## Aim
In this exercise, return the whole listing exactly, excluding any images.

## Given data
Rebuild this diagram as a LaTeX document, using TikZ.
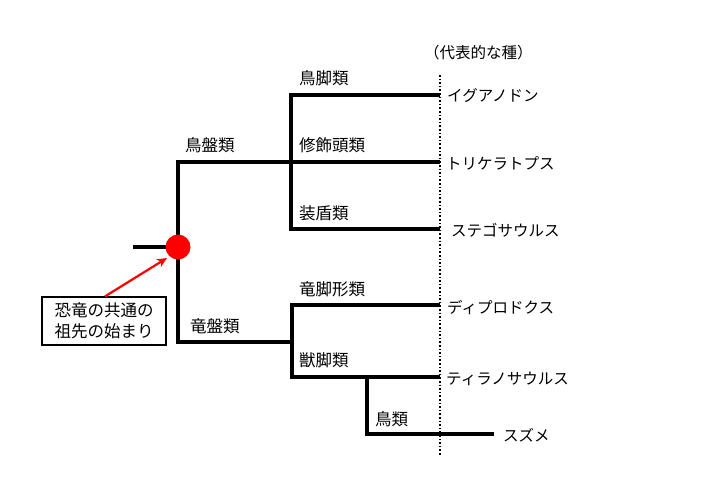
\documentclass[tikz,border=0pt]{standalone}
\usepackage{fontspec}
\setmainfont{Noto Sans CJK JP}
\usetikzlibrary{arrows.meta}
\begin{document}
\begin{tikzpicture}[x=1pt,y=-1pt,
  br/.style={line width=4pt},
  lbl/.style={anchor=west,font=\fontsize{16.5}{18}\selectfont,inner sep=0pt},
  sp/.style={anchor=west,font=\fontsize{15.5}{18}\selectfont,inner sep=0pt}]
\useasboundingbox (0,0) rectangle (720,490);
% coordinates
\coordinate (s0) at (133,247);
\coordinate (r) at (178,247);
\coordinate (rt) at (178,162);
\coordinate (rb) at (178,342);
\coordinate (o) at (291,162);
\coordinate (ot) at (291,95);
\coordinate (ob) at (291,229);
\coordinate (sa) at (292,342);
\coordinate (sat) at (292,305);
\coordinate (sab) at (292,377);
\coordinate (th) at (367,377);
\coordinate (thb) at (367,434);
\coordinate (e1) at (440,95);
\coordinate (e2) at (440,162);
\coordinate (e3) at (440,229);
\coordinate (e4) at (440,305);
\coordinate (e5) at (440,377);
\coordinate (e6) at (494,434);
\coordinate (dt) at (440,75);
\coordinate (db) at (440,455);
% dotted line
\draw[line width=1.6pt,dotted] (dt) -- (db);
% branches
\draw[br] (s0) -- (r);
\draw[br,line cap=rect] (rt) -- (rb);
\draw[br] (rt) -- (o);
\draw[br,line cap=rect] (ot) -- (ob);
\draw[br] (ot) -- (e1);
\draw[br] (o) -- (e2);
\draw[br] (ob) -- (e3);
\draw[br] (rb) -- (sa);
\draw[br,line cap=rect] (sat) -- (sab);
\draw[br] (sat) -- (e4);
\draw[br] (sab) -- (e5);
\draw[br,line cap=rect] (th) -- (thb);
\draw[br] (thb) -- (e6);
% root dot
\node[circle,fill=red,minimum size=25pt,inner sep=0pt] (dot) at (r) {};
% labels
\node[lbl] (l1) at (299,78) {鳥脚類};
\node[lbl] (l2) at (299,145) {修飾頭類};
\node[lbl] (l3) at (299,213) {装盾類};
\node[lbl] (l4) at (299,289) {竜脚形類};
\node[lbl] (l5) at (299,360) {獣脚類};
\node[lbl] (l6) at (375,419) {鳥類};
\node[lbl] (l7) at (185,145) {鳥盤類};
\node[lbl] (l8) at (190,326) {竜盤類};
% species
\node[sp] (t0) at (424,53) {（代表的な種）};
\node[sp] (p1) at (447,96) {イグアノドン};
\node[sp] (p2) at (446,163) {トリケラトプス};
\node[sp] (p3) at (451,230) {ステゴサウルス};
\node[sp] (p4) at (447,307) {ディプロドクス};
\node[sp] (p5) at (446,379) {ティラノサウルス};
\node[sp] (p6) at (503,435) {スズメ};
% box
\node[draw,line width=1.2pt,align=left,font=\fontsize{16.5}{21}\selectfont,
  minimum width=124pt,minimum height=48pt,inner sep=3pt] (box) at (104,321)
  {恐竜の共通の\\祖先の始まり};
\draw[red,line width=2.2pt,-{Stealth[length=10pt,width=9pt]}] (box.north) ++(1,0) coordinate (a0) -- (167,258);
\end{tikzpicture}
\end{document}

## Expected output
Rebuild this diagram as a LaTeX document, using TikZ.
\documentclass[tikz,border=0pt]{standalone}
\usepackage{fontspec}
\setmainfont{Noto Sans CJK JP}
\usetikzlibrary{arrows.meta}
\begin{document}
\begin{tikzpicture}[x=1pt,y=-1pt,
  br/.style={line width=4pt},
  lbl/.style={anchor=west,font=\fontsize{16.5}{18}\selectfont,inner sep=0pt},
  sp/.style={anchor=west,font=\fontsize{15.5}{18}\selectfont,inner sep=0pt}]
\useasboundingbox (0,0) rectangle (720,490);
% coordinates
\coordinate (s0) at (133,247);
\coordinate (r) at (178,247);
\coordinate (rt) at (178,162);
\coordinate (rb) at (178,342);
\coordinate (o) at (291,162);
\coordinate (ot) at (291,95);
\coordinate (ob) at (291,229);
\coordinate (sa) at (292,342);
\coordinate (sat) at (292,305);
\coordinate (sab) at (292,377);
\coordinate (th) at (367,377);
\coordinate (thb) at (367,434);
\coordinate (e1) at (440,95);
\coordinate (e2) at (440,162);
\coordinate (e3) at (440,229);
\coordinate (e4) at (440,305);
\coordinate (e5) at (440,377);
\coordinate (e6) at (494,434);
\coordinate (dt) at (440,75);
\coordinate (db) at (440,455);
% dotted line
\draw[line width=1.6pt,dotted] (dt) -- (db);
% branches
\draw[br] (s0) -- (r);
\draw[br,line cap=rect] (rt) -- (rb);
\draw[br] (rt) -- (o);
\draw[br,line cap=rect] (ot) -- (ob);
\draw[br] (ot) -- (e1);
\draw[br] (o) -- (e2);
\draw[br] (ob) -- (e3);
\draw[br] (rb) -- (sa);
\draw[br,line cap=rect] (sat) -- (sab);
\draw[br] (sat) -- (e4);
\draw[br] (sab) -- (e5);
\draw[br,line cap=rect] (th) -- (thb);
\draw[br] (thb) -- (e6);
% root dot
\node[circle,fill=red,minimum size=25pt,inner sep=0pt] (dot) at (r) {};
% labels
\node[lbl] (l1) at (299,78) {鳥脚類};
\node[lbl] (l2) at (299,145) {修飾頭類};
\node[lbl] (l3) at (299,213) {装盾類};
\node[lbl] (l4) at (299,289) {竜脚形類};
\node[lbl] (l5) at (299,360) {獣脚類};
\node[lbl] (l6) at (375,419) {鳥類};
\node[lbl] (l7) at (185,145) {鳥盤類};
\node[lbl] (l8) at (190,326) {竜盤類};
% species
\node[sp] (t0) at (424,53) {（代表的な種）};
\node[sp] (p1) at (447,96) {イグアノドン};
\node[sp] (p2) at (446,163) {トリケラトプス};
\node[sp] (p3) at (451,230) {ステゴサウルス};
\node[sp] (p4) at (447,307) {ディプロドクス};
\node[sp] (p5) at (446,379) {ティラノサウルス};
\node[sp] (p6) at (503,435) {スズメ};
% box
\node[draw,line width=1.2pt,align=left,font=\fontsize{16.5}{21}\selectfont,
  minimum width=124pt,minimum height=48pt,inner sep=3pt] (box) at (104,321)
  {恐竜の共通の\\祖先の始まり};
\draw[red,line width=2.2pt,-{Stealth[length=10pt,width=9pt]}] (box.north) ++(1,0) coordinate (a0) -- (167,258);
\end{tikzpicture}
\end{document}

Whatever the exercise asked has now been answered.